Laura first visited Leiston Abbey during a viola ‘bootcamp’ in the final year of her undergraduate degree, and as many do, instantly fell in love with it. She soon found a way to return, first as a helper on the preparatory course and then as one of the first Leverhulme Fellows, spending two years developing her chamber music coaching skills on that programme, continuing to help on the pastoral side and also working on the SEND programme. After finishing her Masters, Laura became part of the official team as maternity cover for the outreach coordinator and she regularly coached on both the outreach and core chamber music courses. She has been in her current role since September 2018.

Last year, outside of her Pro Corda appointment, Laura was selected to be a member of the 2019 Global Leader Programme cohort – a course in social entrepreneurship, civic agency and teaching artistry which involved nine months reflecting on the role and social responsibilities musicians have, learning essential business skills and undertaking fieldwork assignments to Chile, Puerto Rico, Mexico and Suriname to experience how powerful socially motivated music programmes are at impacting their local communities.
Laura now combines her role at Pro Corda with teaching violin, viola and coaching chamber music in London, as well as studying for a PhD.

“Watching the development in students is the most rewarding part of my work”

In her role as director of schools and outreach programmes, there is no typical day. ‘This week I am co-ordinating the final logistics for an upcoming SEND school residential course at Leiston Abbey; working on the schedule and artistic planning,’ she explains. ‘The artistic planning includes learning the Makaton signs for a selection of songs from Disney’s Mulan Score, I have a meeting with the BBC to plan future media collaborations for the 2020 Children in Need appeal and I also have a meeting to discuss new workshop collaborations with a SEND School.’ She also adjudicates the Pro Corda Festival. ‘It’s a nice balance of artistic and administrative work.’

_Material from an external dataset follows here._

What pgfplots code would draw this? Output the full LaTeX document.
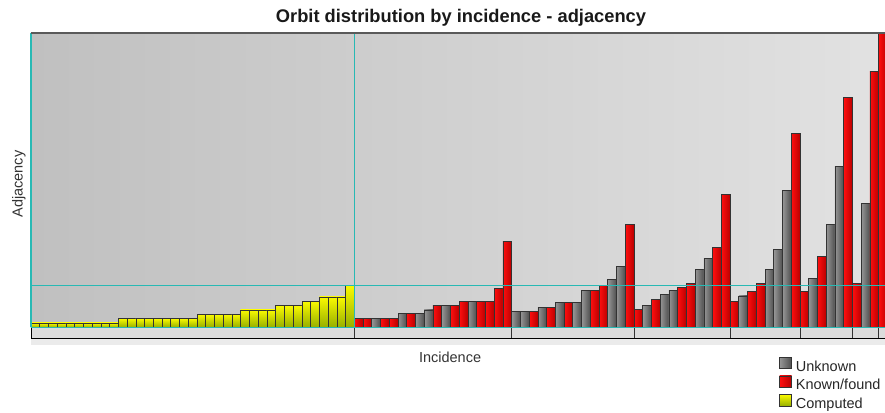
\documentclass[border=0pt]{standalone}
\usepackage{fontspec}
\setmainfont{Liberation Sans}
\usepackage{pgfplots}
\pgfplotsset{compat=1.18}

\definecolor{bgl}{RGB}{192,192,192}
\definecolor{bgr}{RGB}{226,226,226}
\definecolor{crossc}{RGB}{40,185,180}
\definecolor{framec}{RGB}{90,90,90}
\definecolor{strip}{RGB}{220,220,220}
\definecolor{grayL}{RGB}{150,150,150}
\definecolor{grayD}{RGB}{78,78,78}
\definecolor{redL}{RGB}{255,15,15}
\definecolor{redD}{RGB}{185,0,0}
\definecolor{yelT}{RGB}{250,250,0}
\definecolor{yelB}{RGB}{150,175,0}

% one shaded bar per point, hanging down from the data point to y=0
\pgfdeclareplotmark{emptymark}{}
\pgfplotsset{
  shbar/.style={
    scatter, only marks, mark=emptymark,
    visualization depends on={rawy \as \rawy},
    scatter/@pre marker code/.code={%
      \draw[#1, draw=black!80, line width=0.7pt]
        (-4.37pt,0pt) rectangle (4.37pt,{-\rawy*4.34969pt});
    },
    scatter/@post marker code/.code={},
    legend image code/.code={\draw[#1, draw=black!80, line width=0.7pt] (0pt,-1.5pt) rectangle (12pt,10pt);},
  },
}

\begin{document}
\begin{tikzpicture}[x=1pt,y=1pt]
\useasboundingbox (0,0) rectangle (885,412);
% band under the plot area
\fill[black!8] (31,67) rectangle (890,73.7);
\fill[strip] (31,73.7) rectangle (890,84.7);
\draw[black, line width=1pt] (31,84.7) -- (31,73.7) -- (890,73.7);

\begin{axis}[
  at={(31pt,84.7pt)}, anchor=south west,
  scale only axis, width=856.4pt, height=294.3pt,
  xmin=-0.5, xmax=97.5, ymin=0, ymax=67.66,
  axis line style={draw=none},
  axis background/.style={left color=bgl, right color=bgr},
  xtick={36.5,54.5,68.5,79.5,87.5,93.5,96.5}, xticklabels={},
  xtick pos=bottom, ytick=\empty,
  tick align=outside, major tick length=10.8pt,
  tick style={black!80, line width=0.9pt},
  font=\fontsize{14.5}{17}\selectfont,
  title={Orbit distribution by incidence - adjacency},
  title style={at={(0.5021,1)}, anchor=base, yshift=4pt,
    font=\fontsize{18.3}{21}\selectfont\bfseries, text=black!90},
  xlabel={Incidence},
  xlabel style={at={(0.4893,0)}, anchor=base, yshift=-35.4pt, text=black!80},
  ylabel={Adjacency},
  ylabel style={at={(-0.0099,0.487)}, anchor=base, rotate=0, text=black!80},
  legend cell align=left,
  legend style={at={(0.8734,-0.10)}, anchor=north west, draw=none, fill=none,
    inner sep=0pt, row sep=0pt, column sep=3pt, text=black!85,
    font=\fontsize{14.5}{17}\selectfont,
    nodes={inner sep=1pt, text height=11pt, text depth=3.5pt}},
  after end axis/.code={
    \draw[crossc, line width=1.2pt] (axis cs:-0.5,0) -- (axis cs:-0.5,67.66);
    \draw[crossc, line width=1.2pt] (axis cs:-0.5,0) -- (axis cs:97.5,0);
    \draw[draw=crossc, line width=1.3pt] (axis cs:-0.5,9.6) -- (axis cs:97.5,9.6);
    \draw[crossc, line width=1.2pt] (axis cs:36.5,0) -- (axis cs:36.5,67.66);
    \draw[framec, line width=1.2pt] (axis cs:-0.5,67.66) -- (axis cs:97.5,67.66);
  },
]

% Unknown
\addplot[shbar={left color=grayL, right color=grayD}] coordinates {
  (39,2.1) (42,3.2) (44,3.2) (45,4.0) (47,5.0) (50,6.0)
  (55,3.6) (56,3.6) (58,4.6) (60,5.8) (62,5.8) (63,8.4) (66,11.1) (67,14.0)
  (70,5.0) (72,7.5) (73,8.4) (76,13.3) (77,15.8)
  (81,7.2) (84,13.4) (85,18.0) (86,31.4)
  (89,11.3) (91,23.7) (92,36.9)
  (95,28.5)
};
\addlegendentry{Unknown}

% Known/found
\addplot[shbar={left color=redL, right color=redD}] coordinates {
  (37,2.1) (38,2.1) (40,2.1) (41,2.1) (43,3.2) (46,5.0) (48,5.0) (49,6.0)
  (51,6.0) (52,6.0) (53,9.0) (54,19.8)
  (57,3.6) (59,4.6) (61,5.8) (64,8.4) (65,9.7) (68,23.6)
  (69,4.1) (71,6.5) (74,9.2) (75,10.0) (78,18.3) (79,30.5)
  (80,6.0) (82,8.2) (83,10.1) (87,44.6)
  (88,8.2) (90,16.2) (93,52.9)
  (94,10.1) (96,58.8) (97,67.66)
};
\addlegendentry{Known/found}

% Computed
\addplot[shbar={top color=yelT, bottom color=yelB}] coordinates {
  (0,1) (1,1) (2,1) (3,1) (4,1) (5,1) (6,1) (7,1) (8,1) (9,1)
  (10,2) (11,2) (12,2) (13,2) (14,2) (15,2) (16,2) (17,2) (18,2)
  (19,3) (20,3) (21,3) (22,3) (23,3)
  (24,4) (25,4) (26,4) (27,4)
  (28,5) (29,5) (30,5)
  (31,6) (32,6)
  (33,7) (34,7) (35,7)
  (36,9.6)
};
\addlegendentry{Computed}
\end{axis}
\end{tikzpicture}
\end{document}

When working in a SEND music environment, Laura says that it is essential to be flexible to adapt to the environment
– much of the communication is non- verbal and it is vital to be open and aware of the student’s reactions. ‘Thinking on your feet and being reactive to student-led learning is beyond rewarding but it can be an intense process for the facilitator! The main challenge is that social mobility is such an overlooked issue. Music has such a transformative power, particularly for young people with additional needs, however the disparity between exposure and access to music in society is colossal.’

When talking about the most rewarding aspects of her job, Laura cherishes having opportunities to raise aspirations and help young people to build confidence. ‘Watching the development in students is the most rewarding part of my work. I am so proud that the work I do can help grow the confidence of an individual, allowing their personality to blossom as they develop social skills.’